* Exercise instructions:
Carry none of the pictures over; write out the complete data exactly.

* Given data:
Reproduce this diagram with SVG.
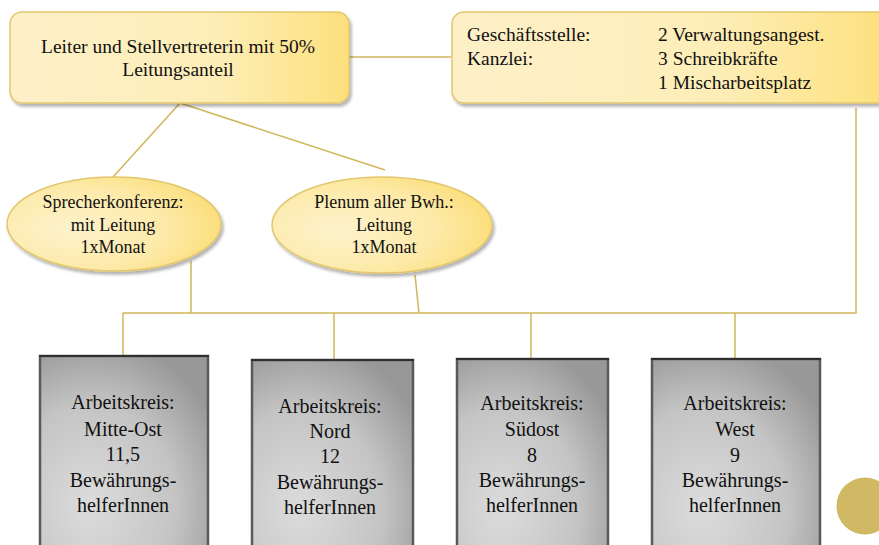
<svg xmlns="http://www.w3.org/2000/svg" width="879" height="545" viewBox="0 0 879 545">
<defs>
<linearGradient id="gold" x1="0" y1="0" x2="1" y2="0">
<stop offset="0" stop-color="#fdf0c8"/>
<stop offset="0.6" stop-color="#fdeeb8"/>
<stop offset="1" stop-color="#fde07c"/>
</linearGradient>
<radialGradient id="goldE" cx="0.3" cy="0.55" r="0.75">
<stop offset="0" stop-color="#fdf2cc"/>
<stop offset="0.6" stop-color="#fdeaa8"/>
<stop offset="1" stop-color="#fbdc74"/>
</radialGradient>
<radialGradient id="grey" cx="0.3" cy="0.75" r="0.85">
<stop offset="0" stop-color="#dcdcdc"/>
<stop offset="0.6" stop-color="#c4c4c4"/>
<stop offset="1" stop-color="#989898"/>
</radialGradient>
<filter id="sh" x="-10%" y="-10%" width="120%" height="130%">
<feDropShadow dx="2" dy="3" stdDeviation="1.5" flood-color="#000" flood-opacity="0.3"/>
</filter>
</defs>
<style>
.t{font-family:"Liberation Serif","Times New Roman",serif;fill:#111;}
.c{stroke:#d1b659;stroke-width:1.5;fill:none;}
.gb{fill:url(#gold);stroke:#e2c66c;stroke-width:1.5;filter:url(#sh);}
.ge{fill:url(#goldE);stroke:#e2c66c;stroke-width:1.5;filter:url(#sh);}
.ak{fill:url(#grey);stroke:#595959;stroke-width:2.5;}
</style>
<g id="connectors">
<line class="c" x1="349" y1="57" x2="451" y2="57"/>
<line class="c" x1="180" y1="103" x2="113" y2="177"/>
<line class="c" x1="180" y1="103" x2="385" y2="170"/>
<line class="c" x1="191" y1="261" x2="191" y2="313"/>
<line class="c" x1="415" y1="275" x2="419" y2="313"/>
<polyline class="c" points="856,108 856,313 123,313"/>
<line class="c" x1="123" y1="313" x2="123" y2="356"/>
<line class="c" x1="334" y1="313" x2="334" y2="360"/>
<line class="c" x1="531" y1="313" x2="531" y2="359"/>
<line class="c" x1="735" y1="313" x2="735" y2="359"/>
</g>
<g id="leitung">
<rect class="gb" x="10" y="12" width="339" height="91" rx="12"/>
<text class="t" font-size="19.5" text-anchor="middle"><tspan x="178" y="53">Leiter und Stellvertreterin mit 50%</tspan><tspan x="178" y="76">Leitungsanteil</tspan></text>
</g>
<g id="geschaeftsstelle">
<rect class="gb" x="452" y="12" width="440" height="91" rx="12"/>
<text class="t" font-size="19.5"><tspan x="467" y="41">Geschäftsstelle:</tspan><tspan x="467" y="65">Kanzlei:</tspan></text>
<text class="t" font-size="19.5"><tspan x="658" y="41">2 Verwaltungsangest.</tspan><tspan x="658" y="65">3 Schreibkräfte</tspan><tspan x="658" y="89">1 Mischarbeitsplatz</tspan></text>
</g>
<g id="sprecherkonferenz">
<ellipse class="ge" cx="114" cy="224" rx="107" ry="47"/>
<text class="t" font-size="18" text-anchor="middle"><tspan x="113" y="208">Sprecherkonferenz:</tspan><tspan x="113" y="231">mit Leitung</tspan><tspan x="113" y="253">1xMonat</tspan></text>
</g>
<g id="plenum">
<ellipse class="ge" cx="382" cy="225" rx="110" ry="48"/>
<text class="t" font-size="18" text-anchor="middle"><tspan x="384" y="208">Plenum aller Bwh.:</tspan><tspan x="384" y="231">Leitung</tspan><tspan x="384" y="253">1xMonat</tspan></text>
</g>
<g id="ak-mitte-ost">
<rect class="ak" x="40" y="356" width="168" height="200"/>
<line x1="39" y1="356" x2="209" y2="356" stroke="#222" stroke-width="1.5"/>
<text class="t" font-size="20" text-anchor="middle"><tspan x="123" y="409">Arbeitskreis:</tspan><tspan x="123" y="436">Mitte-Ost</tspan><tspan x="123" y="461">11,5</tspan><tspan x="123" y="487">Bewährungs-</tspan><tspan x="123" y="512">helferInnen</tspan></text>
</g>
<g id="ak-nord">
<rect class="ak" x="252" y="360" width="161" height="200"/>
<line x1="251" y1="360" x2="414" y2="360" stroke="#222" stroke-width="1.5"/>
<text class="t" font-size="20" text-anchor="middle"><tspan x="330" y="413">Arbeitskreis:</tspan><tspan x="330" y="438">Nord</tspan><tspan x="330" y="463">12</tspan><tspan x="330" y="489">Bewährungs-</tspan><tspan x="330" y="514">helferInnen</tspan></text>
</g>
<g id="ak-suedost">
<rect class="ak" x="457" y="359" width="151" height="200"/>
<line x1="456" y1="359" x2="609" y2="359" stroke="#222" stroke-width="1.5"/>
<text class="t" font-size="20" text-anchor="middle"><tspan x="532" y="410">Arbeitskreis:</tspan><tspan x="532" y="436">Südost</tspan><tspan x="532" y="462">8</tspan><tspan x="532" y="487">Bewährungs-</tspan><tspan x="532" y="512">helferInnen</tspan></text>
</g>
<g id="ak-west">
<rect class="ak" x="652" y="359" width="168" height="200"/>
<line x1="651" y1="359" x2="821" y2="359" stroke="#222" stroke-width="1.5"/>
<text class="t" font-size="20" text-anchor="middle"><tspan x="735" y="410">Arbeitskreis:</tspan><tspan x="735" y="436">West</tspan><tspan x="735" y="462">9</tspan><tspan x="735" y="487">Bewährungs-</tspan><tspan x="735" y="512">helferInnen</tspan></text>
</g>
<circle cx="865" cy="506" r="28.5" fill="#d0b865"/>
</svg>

* Answer to the task:
Reproduce this diagram with SVG.
<svg xmlns="http://www.w3.org/2000/svg" width="879" height="545" viewBox="0 0 879 545">
<defs>
<linearGradient id="gold" x1="0" y1="0" x2="1" y2="0">
<stop offset="0" stop-color="#fdf0c8"/>
<stop offset="0.6" stop-color="#fdeeb8"/>
<stop offset="1" stop-color="#fde07c"/>
</linearGradient>
<radialGradient id="goldE" cx="0.3" cy="0.55" r="0.75">
<stop offset="0" stop-color="#fdf2cc"/>
<stop offset="0.6" stop-color="#fdeaa8"/>
<stop offset="1" stop-color="#fbdc74"/>
</radialGradient>
<radialGradient id="grey" cx="0.3" cy="0.75" r="0.85">
<stop offset="0" stop-color="#dcdcdc"/>
<stop offset="0.6" stop-color="#c4c4c4"/>
<stop offset="1" stop-color="#989898"/>
</radialGradient>
<filter id="sh" x="-10%" y="-10%" width="120%" height="130%">
<feDropShadow dx="2" dy="3" stdDeviation="1.5" flood-color="#000" flood-opacity="0.3"/>
</filter>
</defs>
<style>
.t{font-family:"Liberation Serif","Times New Roman",serif;fill:#111;}
.c{stroke:#d1b659;stroke-width:1.5;fill:none;}
.gb{fill:url(#gold);stroke:#e2c66c;stroke-width:1.5;filter:url(#sh);}
.ge{fill:url(#goldE);stroke:#e2c66c;stroke-width:1.5;filter:url(#sh);}
.ak{fill:url(#grey);stroke:#595959;stroke-width:2.5;}
</style>
<g id="connectors">
<line class="c" x1="349" y1="57" x2="451" y2="57"/>
<line class="c" x1="180" y1="103" x2="113" y2="177"/>
<line class="c" x1="180" y1="103" x2="385" y2="170"/>
<line class="c" x1="191" y1="261" x2="191" y2="313"/>
<line class="c" x1="415" y1="275" x2="419" y2="313"/>
<polyline class="c" points="856,108 856,313 123,313"/>
<line class="c" x1="123" y1="313" x2="123" y2="356"/>
<line class="c" x1="334" y1="313" x2="334" y2="360"/>
<line class="c" x1="531" y1="313" x2="531" y2="359"/>
<line class="c" x1="735" y1="313" x2="735" y2="359"/>
</g>
<g id="leitung">
<rect class="gb" x="10" y="12" width="339" height="91" rx="12"/>
<text class="t" font-size="19.5" text-anchor="middle"><tspan x="178" y="53">Leiter und Stellvertreterin mit 50%</tspan><tspan x="178" y="76">Leitungsanteil</tspan></text>
</g>
<g id="geschaeftsstelle">
<rect class="gb" x="452" y="12" width="440" height="91" rx="12"/>
<text class="t" font-size="19.5"><tspan x="467" y="41">Geschäftsstelle:</tspan><tspan x="467" y="65">Kanzlei:</tspan></text>
<text class="t" font-size="19.5"><tspan x="658" y="41">2 Verwaltungsangest.</tspan><tspan x="658" y="65">3 Schreibkräfte</tspan><tspan x="658" y="89">1 Mischarbeitsplatz</tspan></text>
</g>
<g id="sprecherkonferenz">
<ellipse class="ge" cx="114" cy="224" rx="107" ry="47"/>
<text class="t" font-size="18" text-anchor="middle"><tspan x="113" y="208">Sprecherkonferenz:</tspan><tspan x="113" y="231">mit Leitung</tspan><tspan x="113" y="253">1xMonat</tspan></text>
</g>
<g id="plenum">
<ellipse class="ge" cx="382" cy="225" rx="110" ry="48"/>
<text class="t" font-size="18" text-anchor="middle"><tspan x="384" y="208">Plenum aller Bwh.:</tspan><tspan x="384" y="231">Leitung</tspan><tspan x="384" y="253">1xMonat</tspan></text>
</g>
<g id="ak-mitte-ost">
<rect class="ak" x="40" y="356" width="168" height="200"/>
<line x1="39" y1="356" x2="209" y2="356" stroke="#222" stroke-width="1.5"/>
<text class="t" font-size="20" text-anchor="middle"><tspan x="123" y="409">Arbeitskreis:</tspan><tspan x="123" y="436">Mitte-Ost</tspan><tspan x="123" y="461">11,5</tspan><tspan x="123" y="487">Bewährungs-</tspan><tspan x="123" y="512">helferInnen</tspan></text>
</g>
<g id="ak-nord">
<rect class="ak" x="252" y="360" width="161" height="200"/>
<line x1="251" y1="360" x2="414" y2="360" stroke="#222" stroke-width="1.5"/>
<text class="t" font-size="20" text-anchor="middle"><tspan x="330" y="413">Arbeitskreis:</tspan><tspan x="330" y="438">Nord</tspan><tspan x="330" y="463">12</tspan><tspan x="330" y="489">Bewährungs-</tspan><tspan x="330" y="514">helferInnen</tspan></text>
</g>
<g id="ak-suedost">
<rect class="ak" x="457" y="359" width="151" height="200"/>
<line x1="456" y1="359" x2="609" y2="359" stroke="#222" stroke-width="1.5"/>
<text class="t" font-size="20" text-anchor="middle"><tspan x="532" y="410">Arbeitskreis:</tspan><tspan x="532" y="436">Südost</tspan><tspan x="532" y="462">8</tspan><tspan x="532" y="487">Bewährungs-</tspan><tspan x="532" y="512">helferInnen</tspan></text>
</g>
<g id="ak-west">
<rect class="ak" x="652" y="359" width="168" height="200"/>
<line x1="651" y1="359" x2="821" y2="359" stroke="#222" stroke-width="1.5"/>
<text class="t" font-size="20" text-anchor="middle"><tspan x="735" y="410">Arbeitskreis:</tspan><tspan x="735" y="436">West</tspan><tspan x="735" y="462">9</tspan><tspan x="735" y="487">Bewährungs-</tspan><tspan x="735" y="512">helferInnen</tspan></text>
</g>
<circle cx="865" cy="506" r="28.5" fill="#d0b865"/>
</svg>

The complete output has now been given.